To start off the BACAR day, we all had to get up to 4AM, so we could arrive in Secunda around 6AM. When we arrived, it was literally freezing outside. When we were told before the camp that it was going to be 5 degrees outside at night, we definitely were thinking about +5!

After some warm soup and the sun coming up, some people made final preparations for the payloads, while the rest watched the balloon being set up and filled with hydrogen. When the balloon was filled up and started wobbling around due to the strong winds, the payloads were already lined up, so the balloon could be attached and let go, speeding off and almost hitting bystanders with the long chain of payloads hanging off of it.

Without losing time, we drove to the base station, the Secunda Radio Club clubhouse. From there, we tried to receive the signals from the various payloads, working through a list of exercises given beforehand. Even though some of the hardware on the balloon failed, there were still plenty of signals left to chase after with out antennas and radios.

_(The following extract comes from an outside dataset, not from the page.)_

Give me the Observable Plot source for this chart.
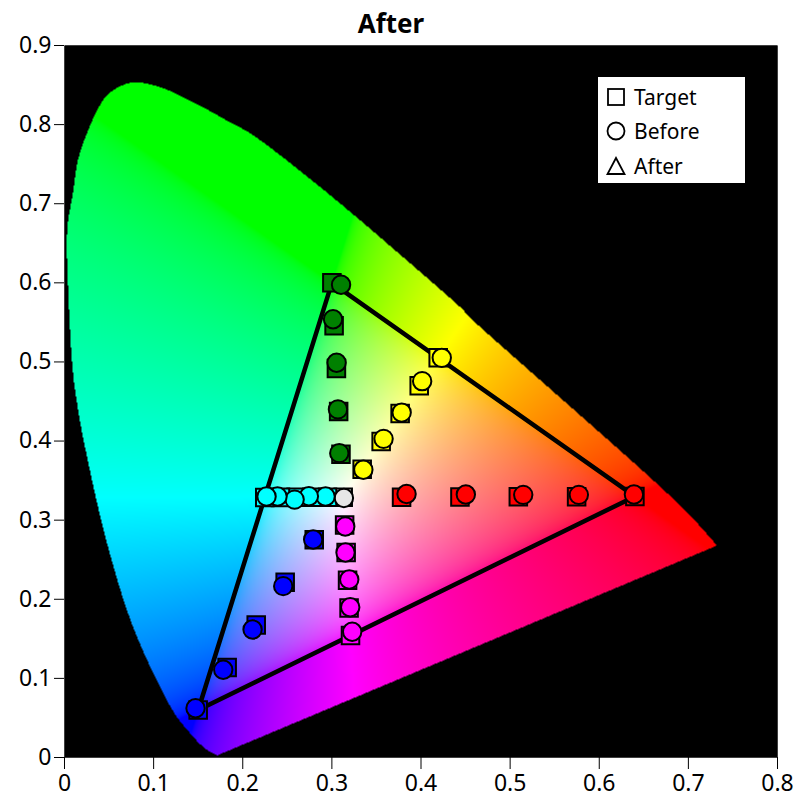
<!DOCTYPE html>
<html><head><meta charset="utf-8">
<script src="https://cdn.jsdelivr.net/npm/d3@7"></script>
<script src="https://cdn.jsdelivr.net/npm/@observablehq/plot@0.6"></script>
<style>
body{margin:0;background:#fff;font-family:"Noto Sans",sans-serif;}
#wrap{position:relative;width:795px;height:811px;}
#title{position:absolute;left:0;top:5px;width:782px;text-align:center;font-weight:bold;font-size:26px;color:#000;}
#legend{position:absolute;left:598px;top:77px;width:147px;height:106px;background:#fff;font-size:21px;color:#000;}
#legend .item{position:absolute;left:8px;height:30px;display:flex;align-items:center;}
#legend svg{margin-right:8px;}
</style></head><body>
<div id="wrap"><div id="title">After</div></div>
<script>
// Spectral locus outline (x, y chromaticity)
const locusX = [0.171,0.156,0.140,0.119,0.088,0.066,0.044,0.027,0.016,0.0086,0.0037,0.003,0.0093,0.0150,0.0255,0.0385,0.0516,0.076,0.1077,0.145,0.1825,0.22,0.30,0.3845,0.4443,0.4705,0.6687,0.7323];
const locusY = [0.0025,0.013,0.032,0.064,0.135,0.200,0.287,0.371,0.4345,0.498,0.603,0.666,0.7126,0.7547,0.790,0.822,0.841,0.853,0.8473,0.828,0.805,0.78,0.709,0.628,0.569,0.540,0.342,0.268];

// Series (saturation 20..100%), target and before chromaticities
const seriesNames = ["White","Red","Green","Blue","Cyan","Magenta","Yellow"];
const seriesColors = ["#e6e6e6","#ff0000","#008000","#0000ff","#00ffff","#ff00ff","#ffff00"];
const targetXs = [
  [0.3127],
  [0.3782,0.4437,0.5092,0.5746,0.6400],
  [0.3102,0.3076,0.3051,0.3025,0.3000],
  [0.2802,0.2476,0.2151,0.1825,0.1500],
  [0.2951,0.2775,0.2599,0.2423,0.2247],
  [0.3143,0.3160,0.3176,0.3193,0.3209],
  [0.3340,0.3553,0.3766,0.3980,0.4193]
];
const targetYs = [
  [0.3290],
  [0.3290,0.3292,0.3295,0.3297,0.3300],
  [0.3832,0.4374,0.4916,0.5458,0.6000],
  [0.2752,0.2214,0.1676,0.1138,0.0600],
  [0.3290,0.3289,0.3289,0.3288,0.3287],
  [0.2940,0.2591,0.2241,0.1891,0.1542],
  [0.3643,0.3995,0.4348,0.4700,0.5053]
];
const beforeXs = [
  [0.3135],
  [0.3838,0.4503,0.5147,0.5771,0.6389],
  [0.3083,0.3068,0.3053,0.3013,0.3103],
  [0.2790,0.2454,0.2110,0.1781,0.1470],
  [0.2929,0.2742,0.2582,0.2390,0.2267],
  [0.3150,0.3153,0.3195,0.3206,0.3228],
  [0.3353,0.3580,0.3783,0.4013,0.4233]
];
const beforeYs = [
  [0.3280],
  [0.3330,0.3325,0.3320,0.3320,0.3325],
  [0.3847,0.4400,0.4990,0.5540,0.5975],
  [0.2756,0.2166,0.1618,0.1109,0.0623],
  [0.3300,0.3303,0.3260,0.3300,0.3300],
  [0.2920,0.2591,0.2250,0.1900,0.1590],
  [0.3637,0.4028,0.4360,0.4757,0.5052]
];
// Gamut triangle (target primaries)
const gamutX = [0.64,0.30,0.15,0.64];
const gamutY = [0.33,0.60,0.06,0.33];
const xTicks = [0,0.1,0.2,0.3,0.4,0.5,0.6,0.7,0.8];
const yTicks = [0,0.1,0.2,0.3,0.4,0.5,0.6,0.7,0.8,0.9];

// Smooth the traced outline (Catmull-Rom) for the clipping test
function smoothOutline(px, py, steps){
  const P = px.map((x,i)=>[x,py[i]]), n = P.length, out = [];
  for (let i = 0; i < n-1; ++i){
    const p0 = P[Math.max(0,i-1)], p1 = P[i], p2 = P[i+1], p3 = P[Math.min(n-1,i+2)];
    for (let s = 0; s < steps; ++s){
      const t = s/steps, t2 = t*t, t3 = t2*t;
      out.push([0,1].map(k => 0.5*((2*p1[k]) + (-p0[k]+p2[k])*t + (2*p0[k]-5*p1[k]+4*p2[k]-p3[k])*t2 + (-p0[k]+3*p1[k]-3*p2[k]+p3[k])*t3)));
    }
  }
  out.push(P[n-1]);
  return out;
}
const locus = smoothOutline(locusX, locusY, 12);
const gamut = gamutX.map((x,i)=>({x, y: gamutY[i]}));
function rows(xs, ys){
  const out=[];
  seriesNames.forEach((s,k)=>xs[k].forEach((x,i)=>out.push({series:s,x,y:ys[k][i],color:seriesColors[k]})));
  return out;
}
const targets = rows(targetXs, targetYs);
const befores = rows(beforeXs, beforeYs);

function gam(c){ return c <= 0.0031308 ? 12.92*c : 1.055*Math.pow(c,1/2.4)-0.055; }
function xyColor(x, y){
  if (!d3.polygonContains(locus, [x,y])) return "#000000";
  const X = x/y, Y = 1, Z = (1-x-y)/y;
  let r = 3.2406*X - 1.5372*Y - 0.4986*Z;
  let g = -0.9689*X + 1.8758*Y + 0.0415*Z;
  let b = 0.0557*X - 0.2040*Y + 1.0570*Z;
  r=Math.max(0,r); g=Math.max(0,g); b=Math.max(0,b);
  const m = Math.max(r,g,b) || 1;
  return `rgb(${Math.round(255*gam(r/m))},${Math.round(255*gam(g/m))},${Math.round(255*gam(b/m))})`;
}
const fmt = d => d === 0 ? "0" : d.toFixed(1);

const chart = Plot.plot({
  width: 795, height: 811,
  marginLeft: 64, marginRight: 18, marginTop: 45, marginBottom: 54,
  style: {fontFamily: "Noto Sans, sans-serif", fontSize: "23px", color: "#000", background: "#fff"},
  x: {domain: [0, 0.8], label: null},
  y: {domain: [0, 0.9], label: null},
  color: {type: "identity"},
  marks: [
    Plot.frame({fill: "#000"}),
    Plot.raster({x1: 0, x2: 0.8, y1: 0, y2: 0.9, fill: xyColor, pixelSize: 1}),
    Plot.line(gamut, {x: "x", y: "y", stroke: "#000", strokeWidth: 4.5, strokeLinejoin: "round"}),
    Plot.dot(targets, {x: "x", y: "y", symbol: "square", r: 9.9, fill: "color", stroke: "#000", strokeWidth: 2}),
    Plot.dot(befores, {x: "x", y: "y", symbol: "circle", r: 9.2, fill: "color", stroke: "#000", strokeWidth: 2}),
    Plot.axisX({ticks: xTicks, tickFormat: fmt, tickSize: 12, tickPadding: 5, fontSize: 23}),
    Plot.axisY({ticks: yTicks, tickFormat: fmt, tickSize: 10, tickPadding: 3, fontSize: 23})
  ]
});
const wrap = document.getElementById("wrap");
wrap.insertBefore(chart, wrap.firstChild);

// Legend overlay
const legend = document.createElement("div");
legend.id = "legend";
const items = [
  {label: "Target", shape: '<rect x="2" y="2" width="16" height="16" fill="none" stroke="#000" stroke-width="1.8"/>', top: 5},
  {label: "Before", shape: '<circle cx="10" cy="10" r="8.5" fill="none" stroke="#000" stroke-width="1.8"/>', top: 39},
  {label: "After", shape: '<path d="M10 2 L18.5 18 L1.5 18 Z" fill="none" stroke="#000" stroke-width="1.8"/>', top: 74}
];
items.forEach(it => {
  const d = document.createElement("div");
  d.className = "item";
  d.style.top = it.top + "px";
  d.innerHTML = `<svg width="20" height="20">${it.shape}</svg><span>${it.label}</span>`;
  legend.appendChild(d);
});
wrap.appendChild(legend);
</script>
</body></html>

With the payload landed and the chase team still underway, we had some time to fill. Armed with the antenna from Thursday and the knowledge from Friday’s presentation, we took chase on the satellites that happened to come by. Those transponders sure were kept busy during that time.

During the downtime, we were also given a practical demonstration of RaDAR – Rapid Deployment of Amateur Radio. Within a few minutes there were several antennas set up, and used for making QSOs with a portable rig.

In the early afternoon, the chase cars came back, with the payloads in the trunk. This meant that the time for enjoying the sun was over, and we went back to work, trying to get the data collected during flight, as well as preparing the presentations for later. Unfortunately, it turned out that none of the teams had GPS data from the complete flight, and one even lost their complete flight data due to an unknown issue.